Think an exciting night out in freezing temperatures is only for those braving Times Square on New Year’s Eve? Think again! Ice lounges, the newest trend in nightclubs, are taking the stage for a novelty night out.
It started nearly two decades ago at the annual winter festival in Jukkasjårvi, Sweden, where the ICEHOTEL and its in-house bar opened to wide acclaim. Since then, ice bars have popped up all over the world, allowing visitors to flock to them for a one-of-a-kind lounge experience.
Each bar has its own theme, such as “twisted ice” and “purity with a twist,” “undersea” or even “heavy industry,” which is reflected in the stunning ice sculptures that dominate the décor. Standard lighting is replaced by a light show. And each year, the interior design is tweaked (a perk of having insides that can be easily changed) to display a new theme. These stunning interiors are all part of the ice bar experience.

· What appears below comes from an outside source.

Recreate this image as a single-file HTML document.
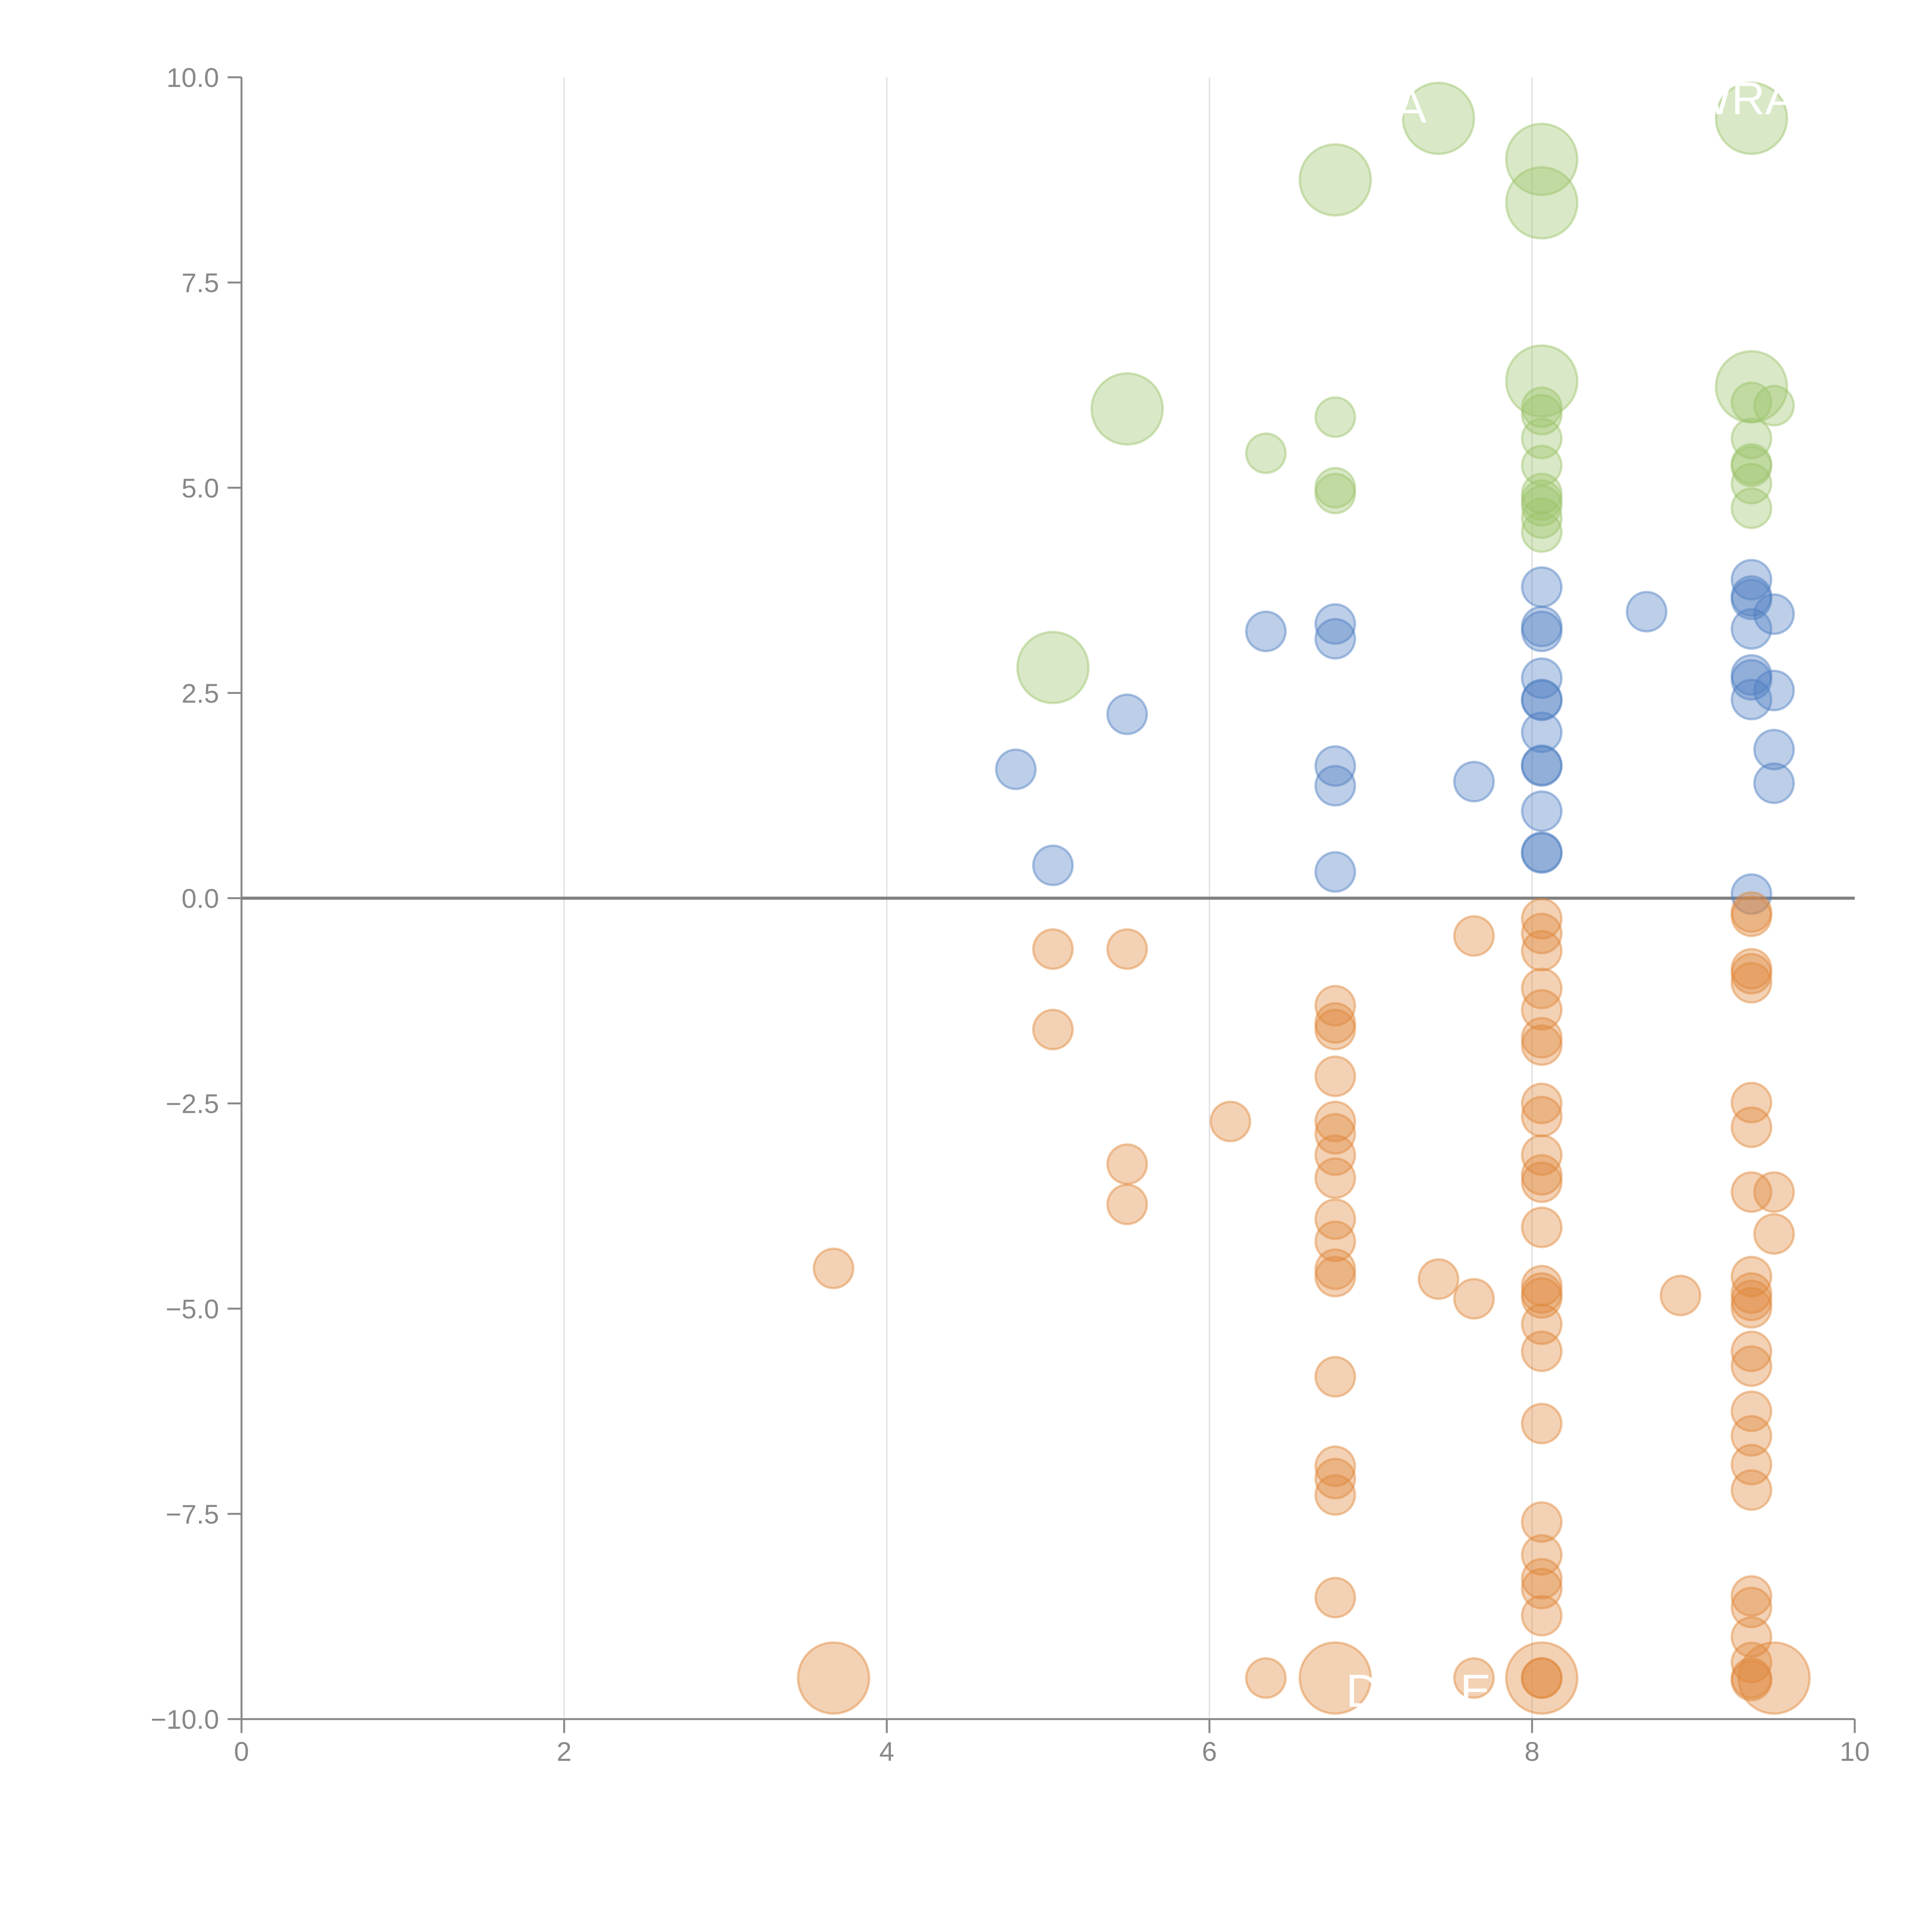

And, although I’ve heard this repeated many times, it may be an urban legend: a side effect of cold is that one drink equals three.
Where to go
Four years after ICEHOTEL launched it’s first in-house bar, they partnered with Absolut Vodka to create ICEBAR by ICEHOTEL with more icy locations beyond Sweden’s borders. They commissioned interior designers, decorators and ice sculpture artists, as ice bars are always magnificently carved and architecturally interesting, in addition to purchasing large walk-in freezers and creating frost-proof drinks.
Today, ICEBAR by ICEHOTEL has locations in Denmark, Norway, Tokyo and England. Everything in each bar is built out of crystal-clear ice from a local water source; not only is the structure itself conducted from ice, but also the bar and furniture inside, and even the plates and glasses (the seating surfaces are covered in soft, fake fur).
Close on the heels of ICEBAR by ICEHOTEL is the New Zealand export Minus 5 with two branches in Las Vegas, one at the Mandalay Bay and the other at the Monte Carlo. When visiting the latter, it was 108°F outside and, in less than 30 seconds, the atmosphere was 90° cooler.
“People love the novelty of an ice bar in the middle of the Mojave desert,” says Noel Bowman, Minus 5 director of Operations, adding, “The thrill-seekers come when they’ve done everything else in town and are bored, but they leave saying [the experience] is the highlight of their trip. It refreshes the vacation.” Minus 5’s in-house ice carver changes the bar and the sculptures about every two months, and can change the interior to reflect the location, season, or even corporate logos for private parties. The venues have proven so successful that more are being planned. Next in line: New York City.
Entry to Minus 5 starts at $25 and includes one drink and the use of a protective parka, gloves and boots. Pay more and you get more —like fancier and furrier clothing and extra drinks.
One of the newest and most unusual expressions is the Svedka Ice Bar aboard the Norwegian cruise ship Epic. That’s right, there’s a luxury boat that carries its own iceberg. The bar itself is set in changing hues of blue, green and purple LED lighting that simulates the Northern Lights to create a distinctively arctic-looking atmosphere. The 25-person bar serves specialty drinks such as the Polaris: SVEDKA Citron, Inniskillin ice wine and lemon/lime soda.
There are a few more ice lounges scattered around the U.S. and the phenomenon can now be found in 20 countries, including the Middle East. With so many to chose from, and more being added all the time, try an ice bar for stone cold fun.